▶ [Required task] Send back all the data below, exactly as given.

'''

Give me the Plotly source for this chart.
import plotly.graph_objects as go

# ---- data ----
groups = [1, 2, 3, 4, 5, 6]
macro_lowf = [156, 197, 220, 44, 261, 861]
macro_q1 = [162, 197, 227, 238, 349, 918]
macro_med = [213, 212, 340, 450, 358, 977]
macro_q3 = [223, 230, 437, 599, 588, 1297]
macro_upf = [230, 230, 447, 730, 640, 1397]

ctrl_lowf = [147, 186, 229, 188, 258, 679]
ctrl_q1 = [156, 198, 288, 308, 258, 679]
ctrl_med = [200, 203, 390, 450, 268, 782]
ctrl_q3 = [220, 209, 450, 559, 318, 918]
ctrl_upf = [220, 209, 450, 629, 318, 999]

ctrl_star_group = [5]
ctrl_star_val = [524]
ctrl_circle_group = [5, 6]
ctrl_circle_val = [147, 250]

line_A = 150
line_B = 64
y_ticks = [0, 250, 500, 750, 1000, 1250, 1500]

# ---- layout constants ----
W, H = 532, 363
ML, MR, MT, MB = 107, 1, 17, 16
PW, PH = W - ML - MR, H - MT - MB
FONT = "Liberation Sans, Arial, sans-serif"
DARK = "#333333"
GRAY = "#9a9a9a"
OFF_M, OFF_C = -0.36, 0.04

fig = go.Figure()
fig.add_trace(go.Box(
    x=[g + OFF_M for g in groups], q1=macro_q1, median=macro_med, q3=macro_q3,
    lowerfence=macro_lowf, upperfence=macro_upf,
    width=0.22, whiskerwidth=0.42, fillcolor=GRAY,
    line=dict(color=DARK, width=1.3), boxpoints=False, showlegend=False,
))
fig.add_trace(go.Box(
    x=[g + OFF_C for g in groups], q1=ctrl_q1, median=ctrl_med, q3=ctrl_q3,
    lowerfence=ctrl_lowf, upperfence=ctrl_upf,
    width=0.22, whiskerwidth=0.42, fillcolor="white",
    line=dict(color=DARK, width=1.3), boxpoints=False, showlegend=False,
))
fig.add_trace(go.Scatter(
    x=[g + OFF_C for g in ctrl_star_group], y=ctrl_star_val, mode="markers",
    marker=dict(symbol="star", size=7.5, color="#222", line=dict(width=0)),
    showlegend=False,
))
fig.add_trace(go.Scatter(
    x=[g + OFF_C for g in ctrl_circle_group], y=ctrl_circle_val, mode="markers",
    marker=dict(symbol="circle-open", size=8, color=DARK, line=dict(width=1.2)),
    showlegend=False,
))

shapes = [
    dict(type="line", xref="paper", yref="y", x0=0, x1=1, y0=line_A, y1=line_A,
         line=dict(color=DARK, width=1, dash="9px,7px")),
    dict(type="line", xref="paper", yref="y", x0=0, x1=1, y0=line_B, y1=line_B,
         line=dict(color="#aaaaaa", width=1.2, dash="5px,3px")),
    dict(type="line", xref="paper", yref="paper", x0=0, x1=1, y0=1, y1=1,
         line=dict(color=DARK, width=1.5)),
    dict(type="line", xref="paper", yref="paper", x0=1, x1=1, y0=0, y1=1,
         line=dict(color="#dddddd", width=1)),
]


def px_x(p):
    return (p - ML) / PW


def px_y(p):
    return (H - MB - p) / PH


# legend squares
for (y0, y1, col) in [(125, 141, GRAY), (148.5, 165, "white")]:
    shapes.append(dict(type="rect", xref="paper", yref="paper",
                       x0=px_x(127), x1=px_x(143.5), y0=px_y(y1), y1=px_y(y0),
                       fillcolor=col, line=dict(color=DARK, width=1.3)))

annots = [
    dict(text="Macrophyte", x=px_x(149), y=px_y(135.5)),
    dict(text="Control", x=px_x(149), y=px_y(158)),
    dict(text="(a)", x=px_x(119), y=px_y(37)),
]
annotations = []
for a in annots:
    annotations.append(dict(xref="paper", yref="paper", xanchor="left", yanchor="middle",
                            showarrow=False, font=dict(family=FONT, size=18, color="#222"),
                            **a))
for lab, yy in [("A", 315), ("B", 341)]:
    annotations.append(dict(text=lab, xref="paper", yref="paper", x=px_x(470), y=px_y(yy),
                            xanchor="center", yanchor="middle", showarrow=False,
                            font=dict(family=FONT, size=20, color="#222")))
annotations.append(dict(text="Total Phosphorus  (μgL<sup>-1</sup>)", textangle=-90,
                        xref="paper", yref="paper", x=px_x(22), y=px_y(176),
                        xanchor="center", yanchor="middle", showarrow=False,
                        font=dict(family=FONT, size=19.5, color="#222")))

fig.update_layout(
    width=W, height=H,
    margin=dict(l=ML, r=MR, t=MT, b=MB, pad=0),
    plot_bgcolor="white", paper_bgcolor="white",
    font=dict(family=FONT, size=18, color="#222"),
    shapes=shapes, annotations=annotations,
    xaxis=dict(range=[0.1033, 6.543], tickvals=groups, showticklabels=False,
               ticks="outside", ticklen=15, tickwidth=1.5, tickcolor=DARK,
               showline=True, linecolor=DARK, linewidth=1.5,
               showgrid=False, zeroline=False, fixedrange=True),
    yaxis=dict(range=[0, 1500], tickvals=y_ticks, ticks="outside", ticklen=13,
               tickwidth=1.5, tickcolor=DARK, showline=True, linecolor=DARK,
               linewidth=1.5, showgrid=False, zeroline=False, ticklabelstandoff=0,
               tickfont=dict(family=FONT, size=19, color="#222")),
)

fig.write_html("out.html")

'''

▶ [Solution]
Give me the Plotly source for this chart.
import plotly.graph_objects as go

# ---- data ----
groups = [1, 2, 3, 4, 5, 6]
macro_lowf = [156, 197, 220, 44, 261, 861]
macro_q1 = [162, 197, 227, 238, 349, 918]
macro_med = [213, 212, 340, 450, 358, 977]
macro_q3 = [223, 230, 437, 599, 588, 1297]
macro_upf = [230, 230, 447, 730, 640, 1397]

ctrl_lowf = [147, 186, 229, 188, 258, 679]
ctrl_q1 = [156, 198, 288, 308, 258, 679]
ctrl_med = [200, 203, 390, 450, 268, 782]
ctrl_q3 = [220, 209, 450, 559, 318, 918]
ctrl_upf = [220, 209, 450, 629, 318, 999]

ctrl_star_group = [5]
ctrl_star_val = [524]
ctrl_circle_group = [5, 6]
ctrl_circle_val = [147, 250]

line_A = 150
line_B = 64
y_ticks = [0, 250, 500, 750, 1000, 1250, 1500]

# ---- layout constants ----
W, H = 532, 363
ML, MR, MT, MB = 107, 1, 17, 16
PW, PH = W - ML - MR, H - MT - MB
FONT = "Liberation Sans, Arial, sans-serif"
DARK = "#333333"
GRAY = "#9a9a9a"
OFF_M, OFF_C = -0.36, 0.04

fig = go.Figure()
fig.add_trace(go.Box(
    x=[g + OFF_M for g in groups], q1=macro_q1, median=macro_med, q3=macro_q3,
    lowerfence=macro_lowf, upperfence=macro_upf,
    width=0.22, whiskerwidth=0.42, fillcolor=GRAY,
    line=dict(color=DARK, width=1.3), boxpoints=False, showlegend=False,
))
fig.add_trace(go.Box(
    x=[g + OFF_C for g in groups], q1=ctrl_q1, median=ctrl_med, q3=ctrl_q3,
    lowerfence=ctrl_lowf, upperfence=ctrl_upf,
    width=0.22, whiskerwidth=0.42, fillcolor="white",
    line=dict(color=DARK, width=1.3), boxpoints=False, showlegend=False,
))
fig.add_trace(go.Scatter(
    x=[g + OFF_C for g in ctrl_star_group], y=ctrl_star_val, mode="markers",
    marker=dict(symbol="star", size=7.5, color="#222", line=dict(width=0)),
    showlegend=False,
))
fig.add_trace(go.Scatter(
    x=[g + OFF_C for g in ctrl_circle_group], y=ctrl_circle_val, mode="markers",
    marker=dict(symbol="circle-open", size=8, color=DARK, line=dict(width=1.2)),
    showlegend=False,
))

shapes = [
    dict(type="line", xref="paper", yref="y", x0=0, x1=1, y0=line_A, y1=line_A,
         line=dict(color=DARK, width=1, dash="9px,7px")),
    dict(type="line", xref="paper", yref="y", x0=0, x1=1, y0=line_B, y1=line_B,
         line=dict(color="#aaaaaa", width=1.2, dash="5px,3px")),
    dict(type="line", xref="paper", yref="paper", x0=0, x1=1, y0=1, y1=1,
         line=dict(color=DARK, width=1.5)),
    dict(type="line", xref="paper", yref="paper", x0=1, x1=1, y0=0, y1=1,
         line=dict(color="#dddddd", width=1)),
]


def px_x(p):
    return (p - ML) / PW


def px_y(p):
    return (H - MB - p) / PH


# legend squares
for (y0, y1, col) in [(125, 141, GRAY), (148.5, 165, "white")]:
    shapes.append(dict(type="rect", xref="paper", yref="paper",
                       x0=px_x(127), x1=px_x(143.5), y0=px_y(y1), y1=px_y(y0),
                       fillcolor=col, line=dict(color=DARK, width=1.3)))

annots = [
    dict(text="Macrophyte", x=px_x(149), y=px_y(135.5)),
    dict(text="Control", x=px_x(149), y=px_y(158)),
    dict(text="(a)", x=px_x(119), y=px_y(37)),
]
annotations = []
for a in annots:
    annotations.append(dict(xref="paper", yref="paper", xanchor="left", yanchor="middle",
                            showarrow=False, font=dict(family=FONT, size=18, color="#222"),
                            **a))
for lab, yy in [("A", 315), ("B", 341)]:
    annotations.append(dict(text=lab, xref="paper", yref="paper", x=px_x(470), y=px_y(yy),
                            xanchor="center", yanchor="middle", showarrow=False,
                            font=dict(family=FONT, size=20, color="#222")))
annotations.append(dict(text="Total Phosphorus  (μgL<sup>-1</sup>)", textangle=-90,
                        xref="paper", yref="paper", x=px_x(22), y=px_y(176),
                        xanchor="center", yanchor="middle", showarrow=False,
                        font=dict(family=FONT, size=19.5, color="#222")))

fig.update_layout(
    width=W, height=H,
    margin=dict(l=ML, r=MR, t=MT, b=MB, pad=0),
    plot_bgcolor="white", paper_bgcolor="white",
    font=dict(family=FONT, size=18, color="#222"),
    shapes=shapes, annotations=annotations,
    xaxis=dict(range=[0.1033, 6.543], tickvals=groups, showticklabels=False,
               ticks="outside", ticklen=15, tickwidth=1.5, tickcolor=DARK,
               showline=True, linecolor=DARK, linewidth=1.5,
               showgrid=False, zeroline=False, fixedrange=True),
    yaxis=dict(range=[0, 1500], tickvals=y_ticks, ticks="outside", ticklen=13,
               tickwidth=1.5, tickcolor=DARK, showline=True, linecolor=DARK,
               linewidth=1.5, showgrid=False, zeroline=False, ticklabelstandoff=0,
               tickfont=dict(family=FONT, size=19, color="#222")),
)

fig.write_html("out.html")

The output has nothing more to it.